Vio al amor a través de los látigos, los clavos y la cruz. Escuchó algo que no eran ni las burlas, ni las risas, ni los gritos de “¡Crucifíquenlo!”. Vio más que la traición, el abandono y la ira. Vio la eterna bendición de la sonrisa de su padre y el eterno destino de su gente apoyado en la cruz.
Y por el gozo, la recompensa, el premio puesto delante de Él, soportó la cruz (en Hebreos 12:2), despreció la vergüenza y conquistó su muerte. Vio a través de los difíciles de querer y los hizo sus amados.
Tomando nuestras toallas
Nuestro amor también deber ver a través de nuestros vecinos hacia los perímetros del cielo y, calentando nuestros corazones allí, debe verlos de nuevo resuelto a interesarse. No amamos a través, alrededor o por encima de ellos, los amamos enteramente, a pesar de sus molestias, rarezas, defectos e ingratitud. Les pagamos con amor, no porque se lo hayan ganado, nosotros no lo hemos ganado tampoco y aun así somos herederos del mundo.
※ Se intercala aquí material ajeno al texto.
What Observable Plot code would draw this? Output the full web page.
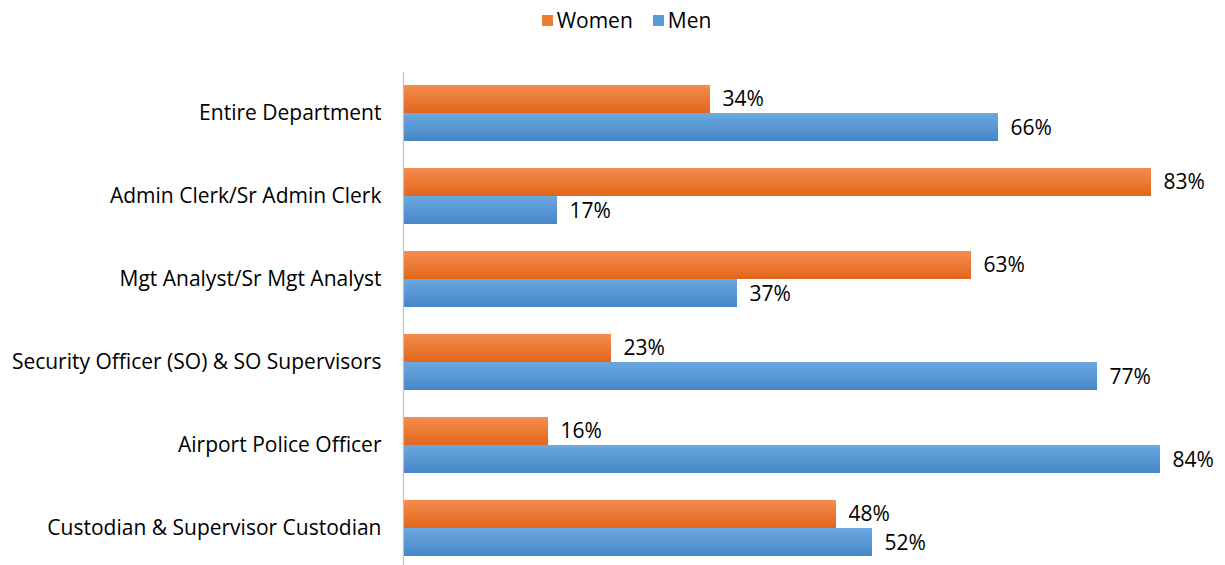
<!DOCTYPE html>
<html>
<head>
<meta charset="utf-8">
<script src="https://cdn.jsdelivr.net/npm/d3@7"></script>
<script src="https://cdn.jsdelivr.net/npm/@observablehq/plot@0.6"></script>
<style>
  html, body { margin: 0; padding: 0; background: #fff; }
  body { width: 1225px; height: 565px; overflow: hidden; font-family: "Open Sans", Lato, sans-serif; }
  #legend { height: 40px; display: flex; justify-content: center; align-items: center; padding-left: 28px; box-sizing: border-box; font-size: 21px; color: #000; }
  .item { display: flex; align-items: center; margin: 0 10px; }
  .sw { width: 11px; height: 11px; margin-right: 4px; }
  svg { display: block; overflow: visible; }
</style>
</head>
<body>
<div id="legend"></div>
<div id="chart"></div>
<script>
const categories = [
  "Entire Department",
  "Admin Clerk/Sr Admin Clerk",
  "Mgt Analyst/Sr Mgt Analyst",
  "Security Officer (SO) & SO Supervisors",
  "Airport Police Officer",
  "Custodian & Supervisor Custodian"
];
const women = [34, 83, 63, 23, 16, 48];
const men = [66, 17, 37, 77, 84, 52];
const seriesNames = ["Women", "Men"];
const seriesColors = ["#ED7D31", "#5B9BD5"];

const womenData = categories.map((c, i) => ({category: c, value: women[i]}));
const menData = categories.map((c, i) => ({category: c, value: men[i]}));

// Legend
const legend = document.getElementById("legend");
seriesNames.forEach((s, i) => {
  const it = document.createElement("div");
  it.className = "item";
  it.innerHTML = `<div class="sw" style="background:${seriesColors[i]}"></div><span>${s}</span>`;
  legend.appendChild(it);
});

const chart = Plot.plot({
  width: 1225,
  height: 530,
  marginLeft: 404,
  marginRight: 2,
  marginTop: 32,
  marginBottom: 0,
  style: {fontFamily: "'Open Sans', Lato, sans-serif", fontSize: "21px", color: "#000", background: "transparent", overflow: "visible"},
  x: {domain: [0, 91], axis: null},
  y: {domain: categories, paddingInner: 0.325, paddingOuter: 0.1625, align: 0.5, label: null, tickSize: 0, tickPadding: 23},
  marks: [
    Plot.barX(womenData, {y: "category", x: "value", fill: "url(#gradW)", insetTop: 0, insetBottom: 28, ariaLabel: "womenbar"}),
    Plot.barX(menData, {y: "category", x: "value", fill: "url(#gradM)", insetTop: 28, insetBottom: 0, ariaLabel: "menbar"}),
    Plot.ruleX([0], {stroke: "#BFBFBF", strokeWidth: 1.2, dx: -1}),
    Plot.text(womenData, {y: "category", x: "value", text: d => d.value + "%", dx: 12, dy: -14, textAnchor: "start", fill: "#000", fontSize: 21}),
    Plot.text(menData, {y: "category", x: "value", text: d => d.value + "%", dx: 12, dy: 15, textAnchor: "start", fill: "#000", fontSize: 21})
  ]
});

const svg = d3.select(chart);
const defs = svg.insert("defs", ":first-child");
function grad(id, top, bottom) {
  const g = defs.append("linearGradient").attr("id", id).attr("x1", 0).attr("y1", 0).attr("x2", 0).attr("y2", 1);
  g.append("stop").attr("offset", "0%").attr("stop-color", top);
  g.append("stop").attr("offset", "100%").attr("stop-color", bottom);
}
grad("gradW", "#F58C4F", "#E1661A");
grad("gradM", "#6CA8E0", "#4686C8");
const f = defs.append("filter").attr("id", "shadow").attr("x", "-5%").attr("y", "-20%").attr("width", "115%").attr("height", "160%");
f.append("feDropShadow").attr("dx", 2).attr("dy", 3).attr("stdDeviation", 1.8).attr("flood-color", "#000").attr("flood-opacity", 0.35);
svg.selectAll("g[aria-label='womenbar'], g[aria-label='menbar']").attr("filter", "url(#shadow)");

document.getElementById("chart").appendChild(chart);
</script>
</body>
</html>
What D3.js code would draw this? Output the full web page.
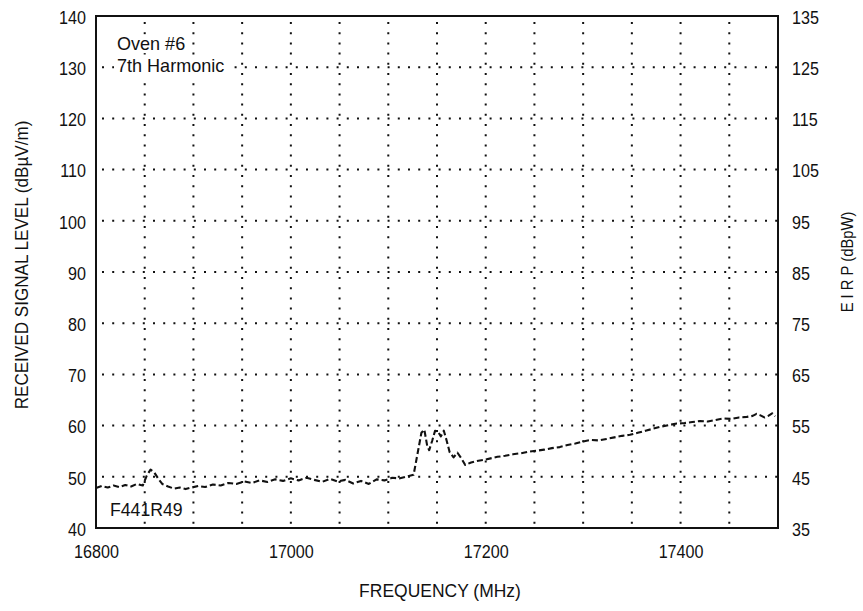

Dando amabilidad, sacrificio y consideración a aquellos que no pueden (y, por alguna razón, no podrán) devolvérnoslo no nos deja en bancarrota. Nuestra recompensa es “incorruptible, inmaculada, y no se marchitará” (1 Pedro 1:4). Con los bolsillos de nuestra mente llenos de oro celestial y cofres rebosantes de tesoros no perecederos, somos lo suficientemente ricos como para pasar tiempo con los irritantes, exasperantes, los más fastidiosos y los molestos.